What is the best way to stop a drunk driver? If you ask law enforcement officers or Mothers Against Drunk Driving (MADD), they’ll tell you that an ignition interlock is the only way to stop a drunk driver from driving their vehicle. Now AAA Idaho has joined in that line of thinking, and they’re coming out in support of ignition interlocks too, with the hope that their support will entice state lawmakers into passing an all offender ignition interlock law.
Idaho does require ignition interlocks for first time offenders, but they are only required if the offender obtains a restricted license after a thirty day driver’s license suspension and for first time offenders who are arrested with a blood alcohol concentration (BAC) of 0.20 or higher. The fact that Idaho doesn’t have a mandatory ignition interlock law for first time offenders arrested with a 0.08 BAC could be why the state is seeing an increase in drunk driving crash fatalities. AAA stated in a recent article that the number rose by 20.8 percent in 2015.
What AAA Idaho wants to see is an all offender ignition interlock law that will require any offender to use an interlock device in any vehicle they drive, and they’d also like anyone who refuses to submit to breath, blood, or urine testing when suspected of drunk driving to have to install the device too.
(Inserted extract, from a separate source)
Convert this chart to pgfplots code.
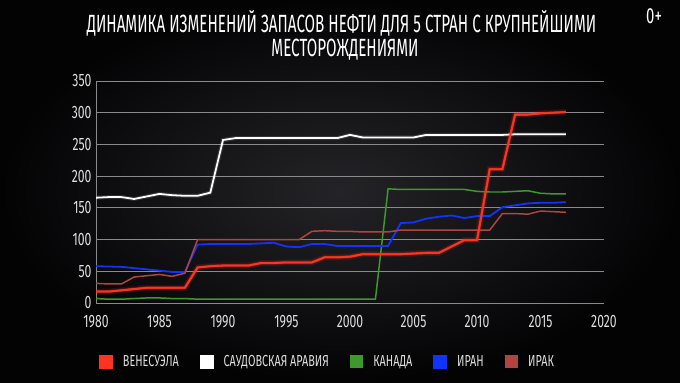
\documentclass[border=0pt]{standalone}
\usepackage{fontspec}
\setmainfont[FakeStretch=0.68]{Fira Sans}
\newfontfamily\titlefont[FakeStretch=0.61]{Fira Sans}
\usepackage{pgfplots}
\pgfplotsset{compat=1.18}
\definecolor{ven}{HTML}{FF3322}
\definecolor{sau}{HTML}{FFFFFF}
\definecolor{can}{HTML}{3C9A2C}
\definecolor{irn}{HTML}{1133FF}
\definecolor{irq}{HTML}{B0443E}
\definecolor{lab}{HTML}{DDDDDD}
\definecolor{gridc}{HTML}{8A8A8A}

\pgfplotstableread{
year val
1980 18
1981 18
1982 20
1983 22
1984 24
1985 24
1986 24
1987 24
1988 56
1989 58
1990 59
1991 59
1992 59
1993 63
1994 63
1995 64
1996 64
1997 64
1998 72
1999 72
2000 73
2001 77
2002 77
2003 77
2004 77
2005 78
2006 79
2007 79
2008 89
2009 99
2010 99
2011 211
2012 211
2013 297
2014 297
2015 299
2016 300
2017 301
}\ven

\pgfplotstableread{
year val
1980 166
1981 167
1982 167
1983 164
1984 168
1985 172
1986 170
1987 169
1988 169
1989 174
1990 257
1991 260
1992 260
1993 260
1994 260
1995 260
1996 260
1997 260
1998 260
1999 260
2000 265
2001 261
2002 261
2003 261
2004 261
2005 261
2006 265
2007 265
2008 265
2009 265
2010 265
2011 265
2012 265
2013 266
2014 266
2015 266
2016 266
2017 266
}\sau

\pgfplotstableread{
year val
1980 7
1981 6
1982 6
1983 7
1984 8
1985 8
1986 7
1987 7
1988 6
1989 6
1990 6
1991 6
1992 6
1993 6
1994 6
1995 6
1996 6
1997 6
1998 6
1999 6
2000 6
2001 6
2002 6
2003 180
2004 179
2005 179
2006 179
2007 179
2008 179
2009 179
2010 176
2011 175
2012 175
2013 176
2014 177
2015 173
2016 172
2017 172
}\can

\pgfplotstableread{
year val
1980 58
1981 57.5
1982 57
1983 55
1984 53
1985 51
1986 49
1987 49
1988 92
1989 93
1990 93
1991 93
1992 93
1993 94
1994 95
1995 89
1996 88
1997 93
1998 93
1999 90
2000 90
2001 90
2002 90
2003 90
2004 126
2005 127
2006 133
2007 136
2008 138
2009 134
2010 137
2011 137
2012 151
2013 154
2014 157
2015 158
2016 158
2017 159
}\irn

\pgfplotstableread{
year val
1980 31
1981 30
1982 30
1983 41
1984 43
1985 45
1986 42
1987 47
1988 100
1989 100
1990 100
1991 100
1992 100
1993 100
1994 100
1995 100
1996 100
1997 113
1998 114
1999 113
2000 113
2001 112
2002 112
2003 112
2004 115
2005 115
2006 115
2007 115
2008 115
2009 115
2010 115
2011 115
2012 141
2013 141
2014 140
2015 145
2016 144
2017 143
}\irq

\begin{document}
\begin{tikzpicture}[x=1bp,y=1bp]
\shade[inner color={rgb,255:red,36;green,36;blue,40}, outer color={rgb,255:red,3;green,3;blue,4}] (0,0) rectangle (680,382);
\path[use as bounding box] (0,0) rectangle (680,382);
\node[anchor=base, text=white, font=\titlefont\fontsize{25}{30}\selectfont] at (341.5,349.4) {ДИНАМИКА ИЗМЕНЕНИЙ ЗАПАСОВ НЕФТИ ДЛЯ 5 СТРАН С КРУПНЕЙШИМИ};
\node[anchor=base, text=white, font=\titlefont\fontsize{25}{30}\selectfont] at (345,325.3) {МЕСТОРОЖДЕНИЯМИ};
\node[anchor=base west, inner sep=0pt, text=white, font=\fontsize{22}{24}\selectfont] at (646,359) {0+};
\begin{axis}[
  at={(96bp,79bp)}, anchor=south west,
  width=508bp, height=222bp, scale only axis,
  xmin=1980, xmax=2020, ymin=0, ymax=350,
  axis x line*=bottom, axis y line*=left,
  axis line style={gridc, line width=1pt},
  ymajorgrids, grid style={gridc, line width=1pt},
  xtick={1980,1985,...,2020}, ytick={0,50,...,350},
  major tick length=0pt,
  /pgf/number format/1000 sep={},
  /pgf/number format/assume math mode=true,
  ticklabel style={text=lab, font=\fontsize{18}{20}\selectfont},
  xticklabel style={yshift=-9bp},
  yticklabel style={xshift=-1bp},
  legend columns=5,
  legend style={at={(0,-0.264)}, anchor=west, draw=none, fill=none,
    text=lab, font=\fontsize{16}{18}\selectfont,
    /tikz/every odd column/.style={column sep=8bp},
    /tikz/every even column/.style={column sep=19bp}},
  legend image code/.code={\fill[#1] (0bp,-6bp) rectangle (12bp,6bp);},
]
\addplot[ven, line width=1.8pt] table[x=year,y=val] {\ven};
\addlegendentry{ВЕНЕСУЭЛА}
\addplot[sau, line width=4pt, opacity=0.12, forget plot] table[x=year,y=val] {\sau};
\addplot[sau, line width=1.8pt] table[x=year,y=val] {\sau};
\addlegendentry{САУДОВСКАЯ АРАВИЯ}
\addplot[can, line width=1.5pt] table[x=year,y=val] {\can};
\addlegendentry{КАНАДА}
\addplot[irn, line width=1.8pt] table[x=year,y=val] {\irn};
\addlegendentry{ИРАН}
\addplot[irq, line width=1.5pt] table[x=year,y=val] {\irq};
\addlegendentry{ИРАК}
\addplot[ven, line width=6pt, opacity=0.12, forget plot] table[x=year,y=val] {\ven};
\addplot[ven, line width=3.5pt, opacity=0.22, forget plot] table[x=year,y=val] {\ven};
\addplot[ven, line width=1.8pt, forget plot] table[x=year,y=val] {\ven};
\end{axis}
\end{tikzpicture}
\end{document}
If Idaho does decide to pass an all offender ignition interlock law, they’d be joining in with many others states who have come on board and are now requiring the device for every single drunk driving offender. That’s a good thing, because according to MADD drunk drivers have no problem continuing to drive on a suspended license. When you realize that nearly sixty to eighty percent of drivers ignore their suspension, you also realize that there’s a lot of drivers who will be stopped cold if they were required to install an ignition interlock.